# CS 287 - HW 4 - Cont.

In [1]:
import random
import torch
import torch.nn as nn 
import torch.nn.functional as F
import torchtext
from torchtext.vocab import Vectors, GloVe
from namedtensor import ntorch, NamedTensor
from namedtensor.text import NamedField

In [2]:
# load data
TEXT = NamedField(names=('seqlen',)) # Our input $x$
LABEL = NamedField(sequential=False, names=()) # Our labels $y$
train, val, test = torchtext.datasets.SNLI.splits(TEXT, LABEL)
print('len(train)', len(train))
TEXT.build_vocab(train)
LABEL.build_vocab(train)
print('len(TEXT.vocab)', len(TEXT.vocab))
print('len(LABEL.vocab)', len(LABEL.vocab))
train_iter, val_iter, test_iter = torchtext.data.BucketIterator.splits(
    (train, val, test), batch_size=16, device=torch.device("cuda"), repeat=False)

len(train) 549367
len(TEXT.vocab) 62998
len(LABEL.vocab) 4


In [3]:
# build the vocabulary with word embeddings
# out-of-vocabulary words are hashed to one of 100 random embeddings each initialized to mean 0, stdev 1 (Sec 5.1)
unk_vectors = [torch.randn(300) for _ in range(100)]
TEXT.vocab.load_vectors(vectors='glove.6B.300d', unk_init=lambda x:random.choice(unk_vectors))
vectors = TEXT.vocab.vectors
vectors = vectors / vectors.norm(dim=1, keepdim=True) # normalized to have l_2 norm of 1
vectors = NamedTensor(vectors, ('word', 'embedding'))
TEXT.vocab.vectors = vectors
print("word embeddings shape:", TEXT.vocab.vectors.shape)

word embeddings shape: OrderedDict([('word', 62998), ('embedding', 300)])

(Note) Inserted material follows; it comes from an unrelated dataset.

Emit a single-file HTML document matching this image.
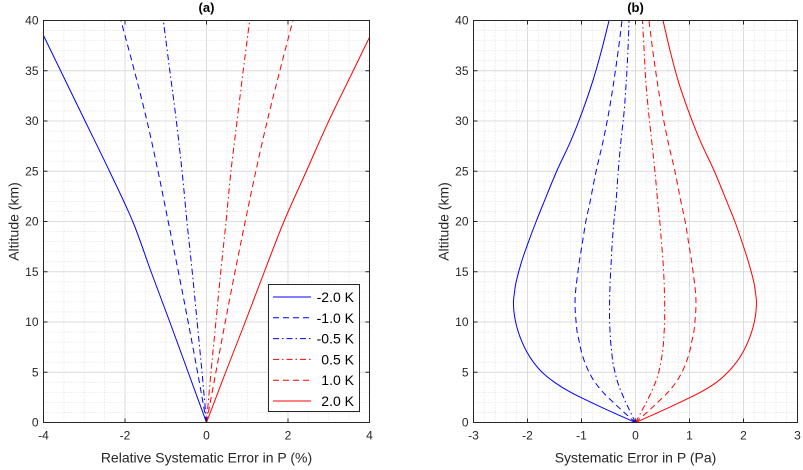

## Decomposable Intra-Sentence Attention Model

In [13]:
[LABEL.vocab.itos[i] for i in [0,1,2,3]]

['<unk>', 'entailment', 'contradiction', 'neutral']

In [18]:
[TEXT.vocab.itos[i] for i in [0,1,2,3]]

['<unk>', '<pad>', 'a', 'A']

In [15]:
# checking to make sure no <unk> labels
total = 0
for batch in iter(train_iter):
    total += torch.sum(batch.label.values == 0)
total

tensor(0, device='cuda:0')

In [17]:
# no prepend with NULL!
for batch in iter(train_iter):
    print([TEXT.vocab.itos[i] for i in batch.premise.values[:,0]])
    print([TEXT.vocab.itos[i] for i in batch.hypothesis.values[:,0]])
    break

['A', 'large', 'building', 'provides', 'the', 'backdrop', 'for', 'a', 'man', 'wearing', 'shorts', 'who', 'is', 'looking', 'at', 'his', 'phone', 'as', 'well', 'as', 'a', 'woman', 'who', 'is', 'wearing', 'a', 'black', 'skirt', 'and', 'white', 'shirt', 'as', 'she', 'walks', 'toward', 'the', 'man.']
['The', 'woman', 'is', 'looking', 'at', 'the', 'man.', '<pad>', '<pad>', '<pad>', '<pad>', '<pad>', '<pad>']